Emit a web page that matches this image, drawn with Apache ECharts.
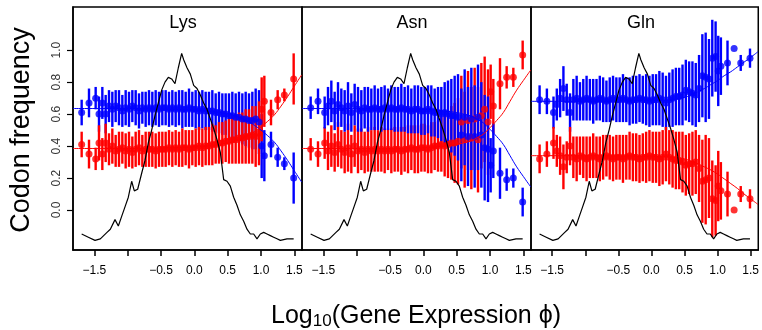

---

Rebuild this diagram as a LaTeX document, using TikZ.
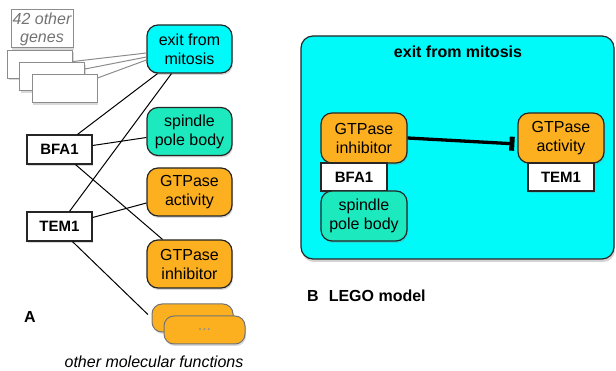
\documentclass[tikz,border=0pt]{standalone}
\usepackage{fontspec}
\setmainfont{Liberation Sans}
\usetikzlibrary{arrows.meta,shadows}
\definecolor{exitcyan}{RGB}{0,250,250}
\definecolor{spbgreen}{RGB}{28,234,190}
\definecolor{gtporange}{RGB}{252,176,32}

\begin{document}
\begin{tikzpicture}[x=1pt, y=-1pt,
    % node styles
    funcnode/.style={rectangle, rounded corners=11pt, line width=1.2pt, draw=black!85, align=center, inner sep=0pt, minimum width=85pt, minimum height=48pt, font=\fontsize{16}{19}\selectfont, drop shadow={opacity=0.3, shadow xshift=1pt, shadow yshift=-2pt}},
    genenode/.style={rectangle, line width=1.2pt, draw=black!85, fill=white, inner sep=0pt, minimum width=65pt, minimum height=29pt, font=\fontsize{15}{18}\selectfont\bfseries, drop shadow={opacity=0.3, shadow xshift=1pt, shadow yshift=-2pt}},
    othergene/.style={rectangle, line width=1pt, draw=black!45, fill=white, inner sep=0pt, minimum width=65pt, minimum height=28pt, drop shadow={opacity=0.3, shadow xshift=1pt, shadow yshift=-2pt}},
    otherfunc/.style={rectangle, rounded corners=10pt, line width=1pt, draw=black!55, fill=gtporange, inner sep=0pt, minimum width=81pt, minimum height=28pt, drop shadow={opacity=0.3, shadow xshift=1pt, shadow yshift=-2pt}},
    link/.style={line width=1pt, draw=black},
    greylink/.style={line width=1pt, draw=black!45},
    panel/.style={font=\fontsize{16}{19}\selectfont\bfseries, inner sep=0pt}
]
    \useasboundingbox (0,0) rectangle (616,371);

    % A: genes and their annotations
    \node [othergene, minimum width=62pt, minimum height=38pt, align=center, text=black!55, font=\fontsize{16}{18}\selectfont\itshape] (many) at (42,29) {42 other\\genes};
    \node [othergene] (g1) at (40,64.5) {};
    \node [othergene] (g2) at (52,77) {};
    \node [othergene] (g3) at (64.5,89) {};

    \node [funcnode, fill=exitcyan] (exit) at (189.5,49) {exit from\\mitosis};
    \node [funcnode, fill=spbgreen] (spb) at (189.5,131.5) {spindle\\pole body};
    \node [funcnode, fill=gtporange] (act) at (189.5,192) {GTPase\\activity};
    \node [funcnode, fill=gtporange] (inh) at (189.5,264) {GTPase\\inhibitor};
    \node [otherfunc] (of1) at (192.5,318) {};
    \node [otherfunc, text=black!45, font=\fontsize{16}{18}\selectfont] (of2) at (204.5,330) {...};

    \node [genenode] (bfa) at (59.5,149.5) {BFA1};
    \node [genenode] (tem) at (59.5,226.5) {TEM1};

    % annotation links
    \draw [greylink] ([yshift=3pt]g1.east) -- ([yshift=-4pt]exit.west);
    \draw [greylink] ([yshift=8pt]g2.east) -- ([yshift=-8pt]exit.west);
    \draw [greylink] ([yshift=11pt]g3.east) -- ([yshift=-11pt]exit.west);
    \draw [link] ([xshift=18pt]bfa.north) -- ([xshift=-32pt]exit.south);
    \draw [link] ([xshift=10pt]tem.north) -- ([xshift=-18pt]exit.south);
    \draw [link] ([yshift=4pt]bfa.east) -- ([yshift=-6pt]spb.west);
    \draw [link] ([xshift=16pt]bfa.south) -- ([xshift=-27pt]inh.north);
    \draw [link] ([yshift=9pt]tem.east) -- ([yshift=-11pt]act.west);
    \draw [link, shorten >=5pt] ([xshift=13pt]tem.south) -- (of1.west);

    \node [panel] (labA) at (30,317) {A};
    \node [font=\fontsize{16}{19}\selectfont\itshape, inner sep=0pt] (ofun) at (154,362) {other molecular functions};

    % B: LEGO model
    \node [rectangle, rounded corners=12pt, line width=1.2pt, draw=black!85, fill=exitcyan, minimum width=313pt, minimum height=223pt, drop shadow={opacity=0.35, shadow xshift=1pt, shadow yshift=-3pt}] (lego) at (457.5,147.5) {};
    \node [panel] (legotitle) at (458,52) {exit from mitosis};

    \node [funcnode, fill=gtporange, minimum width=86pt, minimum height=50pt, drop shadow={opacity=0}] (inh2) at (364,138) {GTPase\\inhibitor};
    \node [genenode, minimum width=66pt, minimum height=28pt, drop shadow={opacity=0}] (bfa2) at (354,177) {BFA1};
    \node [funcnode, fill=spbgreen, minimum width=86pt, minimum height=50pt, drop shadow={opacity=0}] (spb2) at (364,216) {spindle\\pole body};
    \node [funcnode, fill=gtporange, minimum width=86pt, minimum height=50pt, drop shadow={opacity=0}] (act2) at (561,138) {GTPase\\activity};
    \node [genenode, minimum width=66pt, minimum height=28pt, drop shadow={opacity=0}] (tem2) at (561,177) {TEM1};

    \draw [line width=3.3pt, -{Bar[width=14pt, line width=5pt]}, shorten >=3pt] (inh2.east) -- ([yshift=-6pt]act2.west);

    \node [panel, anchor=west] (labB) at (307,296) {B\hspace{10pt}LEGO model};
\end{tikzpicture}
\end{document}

---

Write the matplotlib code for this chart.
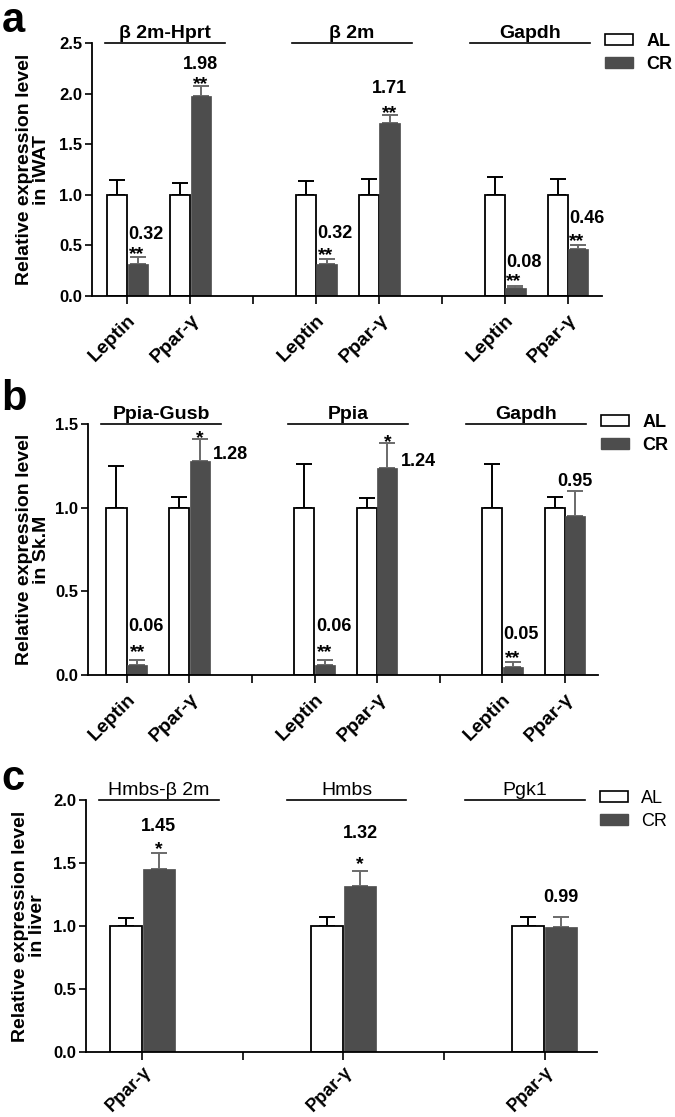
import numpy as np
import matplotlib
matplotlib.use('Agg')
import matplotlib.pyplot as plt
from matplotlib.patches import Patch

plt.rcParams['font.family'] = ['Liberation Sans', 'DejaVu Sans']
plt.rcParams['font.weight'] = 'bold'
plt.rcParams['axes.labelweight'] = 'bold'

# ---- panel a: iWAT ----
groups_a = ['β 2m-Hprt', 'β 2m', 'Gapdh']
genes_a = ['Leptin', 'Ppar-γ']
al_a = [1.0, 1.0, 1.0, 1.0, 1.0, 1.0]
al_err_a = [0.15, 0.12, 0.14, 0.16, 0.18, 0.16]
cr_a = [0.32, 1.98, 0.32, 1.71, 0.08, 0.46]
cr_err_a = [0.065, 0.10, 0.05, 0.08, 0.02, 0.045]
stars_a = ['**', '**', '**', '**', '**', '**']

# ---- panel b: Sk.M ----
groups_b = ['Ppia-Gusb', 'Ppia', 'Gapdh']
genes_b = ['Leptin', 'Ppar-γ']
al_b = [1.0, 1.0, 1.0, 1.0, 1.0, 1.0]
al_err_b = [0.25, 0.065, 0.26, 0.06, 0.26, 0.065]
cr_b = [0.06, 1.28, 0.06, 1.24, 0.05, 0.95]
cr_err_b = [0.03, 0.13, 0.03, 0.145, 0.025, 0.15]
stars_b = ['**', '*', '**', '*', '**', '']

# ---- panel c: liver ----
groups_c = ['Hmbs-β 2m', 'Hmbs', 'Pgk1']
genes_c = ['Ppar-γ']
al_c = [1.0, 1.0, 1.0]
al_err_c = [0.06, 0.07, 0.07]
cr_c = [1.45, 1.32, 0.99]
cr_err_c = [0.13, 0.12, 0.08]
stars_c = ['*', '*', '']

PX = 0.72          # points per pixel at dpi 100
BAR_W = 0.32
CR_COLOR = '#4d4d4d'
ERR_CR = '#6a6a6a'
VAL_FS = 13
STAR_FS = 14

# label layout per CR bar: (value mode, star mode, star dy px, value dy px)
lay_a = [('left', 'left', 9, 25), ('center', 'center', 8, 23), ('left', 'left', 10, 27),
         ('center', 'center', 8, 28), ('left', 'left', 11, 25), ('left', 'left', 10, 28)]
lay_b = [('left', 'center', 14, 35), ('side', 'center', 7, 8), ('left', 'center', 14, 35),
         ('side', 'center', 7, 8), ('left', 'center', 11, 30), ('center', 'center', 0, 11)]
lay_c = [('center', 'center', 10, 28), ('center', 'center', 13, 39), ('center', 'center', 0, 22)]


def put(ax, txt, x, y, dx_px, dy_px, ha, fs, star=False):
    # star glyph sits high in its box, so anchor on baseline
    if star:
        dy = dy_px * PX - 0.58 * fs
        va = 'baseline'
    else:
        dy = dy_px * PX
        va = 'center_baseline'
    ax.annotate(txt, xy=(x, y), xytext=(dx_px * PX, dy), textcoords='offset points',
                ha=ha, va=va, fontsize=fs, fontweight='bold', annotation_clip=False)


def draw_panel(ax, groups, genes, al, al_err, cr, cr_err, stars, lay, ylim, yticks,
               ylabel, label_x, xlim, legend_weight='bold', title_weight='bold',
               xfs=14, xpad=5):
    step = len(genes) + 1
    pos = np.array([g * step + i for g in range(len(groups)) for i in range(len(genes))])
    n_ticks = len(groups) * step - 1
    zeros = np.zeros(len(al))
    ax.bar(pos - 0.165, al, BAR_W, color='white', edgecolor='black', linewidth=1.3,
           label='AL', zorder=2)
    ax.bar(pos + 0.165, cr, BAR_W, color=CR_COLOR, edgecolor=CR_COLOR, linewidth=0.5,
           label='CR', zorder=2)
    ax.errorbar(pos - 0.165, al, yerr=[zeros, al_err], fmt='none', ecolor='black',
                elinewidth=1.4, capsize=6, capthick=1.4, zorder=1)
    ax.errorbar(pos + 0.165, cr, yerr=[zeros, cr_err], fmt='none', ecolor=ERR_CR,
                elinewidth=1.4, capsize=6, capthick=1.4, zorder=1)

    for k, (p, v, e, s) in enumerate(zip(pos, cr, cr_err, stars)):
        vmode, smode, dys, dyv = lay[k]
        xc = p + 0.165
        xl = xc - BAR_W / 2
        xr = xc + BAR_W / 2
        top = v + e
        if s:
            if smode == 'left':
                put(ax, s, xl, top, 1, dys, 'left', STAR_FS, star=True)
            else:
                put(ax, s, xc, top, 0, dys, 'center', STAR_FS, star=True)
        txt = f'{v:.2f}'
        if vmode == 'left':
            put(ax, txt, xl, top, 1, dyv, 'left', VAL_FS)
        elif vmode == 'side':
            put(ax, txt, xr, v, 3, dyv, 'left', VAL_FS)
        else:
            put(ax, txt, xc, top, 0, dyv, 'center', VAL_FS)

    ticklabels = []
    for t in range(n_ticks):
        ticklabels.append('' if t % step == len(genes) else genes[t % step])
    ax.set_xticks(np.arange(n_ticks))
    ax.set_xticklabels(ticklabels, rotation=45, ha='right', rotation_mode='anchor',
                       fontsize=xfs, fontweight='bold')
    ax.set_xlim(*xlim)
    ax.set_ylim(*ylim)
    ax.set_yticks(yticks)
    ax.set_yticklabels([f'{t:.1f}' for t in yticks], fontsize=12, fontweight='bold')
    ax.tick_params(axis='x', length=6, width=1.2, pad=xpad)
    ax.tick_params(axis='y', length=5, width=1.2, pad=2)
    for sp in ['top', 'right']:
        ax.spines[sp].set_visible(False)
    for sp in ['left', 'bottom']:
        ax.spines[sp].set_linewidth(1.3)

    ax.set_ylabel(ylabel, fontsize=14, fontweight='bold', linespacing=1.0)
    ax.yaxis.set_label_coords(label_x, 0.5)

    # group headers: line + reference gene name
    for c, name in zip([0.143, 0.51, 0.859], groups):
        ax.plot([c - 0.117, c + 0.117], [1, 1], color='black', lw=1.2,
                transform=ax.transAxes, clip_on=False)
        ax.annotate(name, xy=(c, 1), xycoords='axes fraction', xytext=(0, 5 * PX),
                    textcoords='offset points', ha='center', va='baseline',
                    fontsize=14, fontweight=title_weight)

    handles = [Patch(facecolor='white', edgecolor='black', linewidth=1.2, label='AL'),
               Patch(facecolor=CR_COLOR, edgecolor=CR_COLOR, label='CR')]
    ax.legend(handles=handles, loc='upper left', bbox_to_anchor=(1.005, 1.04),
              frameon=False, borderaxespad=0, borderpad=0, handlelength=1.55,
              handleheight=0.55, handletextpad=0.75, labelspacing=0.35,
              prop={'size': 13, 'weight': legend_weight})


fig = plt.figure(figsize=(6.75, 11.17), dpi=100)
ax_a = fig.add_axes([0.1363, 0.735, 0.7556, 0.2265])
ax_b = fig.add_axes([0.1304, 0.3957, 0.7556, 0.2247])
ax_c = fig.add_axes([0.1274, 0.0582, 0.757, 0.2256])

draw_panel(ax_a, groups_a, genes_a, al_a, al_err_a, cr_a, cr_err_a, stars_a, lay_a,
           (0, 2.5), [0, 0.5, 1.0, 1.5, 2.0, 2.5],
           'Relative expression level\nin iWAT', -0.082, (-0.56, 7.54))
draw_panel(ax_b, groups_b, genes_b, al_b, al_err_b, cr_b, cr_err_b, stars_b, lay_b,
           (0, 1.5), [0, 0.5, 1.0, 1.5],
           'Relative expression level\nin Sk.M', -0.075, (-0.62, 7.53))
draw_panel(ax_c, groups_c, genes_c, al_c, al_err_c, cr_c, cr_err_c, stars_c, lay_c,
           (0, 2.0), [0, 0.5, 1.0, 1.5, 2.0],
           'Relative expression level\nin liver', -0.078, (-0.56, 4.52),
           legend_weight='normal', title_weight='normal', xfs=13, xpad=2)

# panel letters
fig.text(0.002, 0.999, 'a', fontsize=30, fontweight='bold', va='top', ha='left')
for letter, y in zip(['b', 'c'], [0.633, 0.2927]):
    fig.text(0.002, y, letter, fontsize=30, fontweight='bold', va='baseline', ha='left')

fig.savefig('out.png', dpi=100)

Short task ->
Copy the lines above exactly, starting with the line that contains "Write the matplotlib code for this chart." and ending with the line that contains "plt.rcParams['axes.labelweight'] = 'bold'", and leave out any pictures.

Result of the task ->
Write the matplotlib code for this chart.
import numpy as np
import matplotlib
matplotlib.use('Agg')
import matplotlib.pyplot as plt
from matplotlib.patches import Patch

plt.rcParams['font.family'] = ['Liberation Sans', 'DejaVu Sans']
plt.rcParams['font.weight'] = 'bold'
plt.rcParams['axes.labelweight'] = 'bold'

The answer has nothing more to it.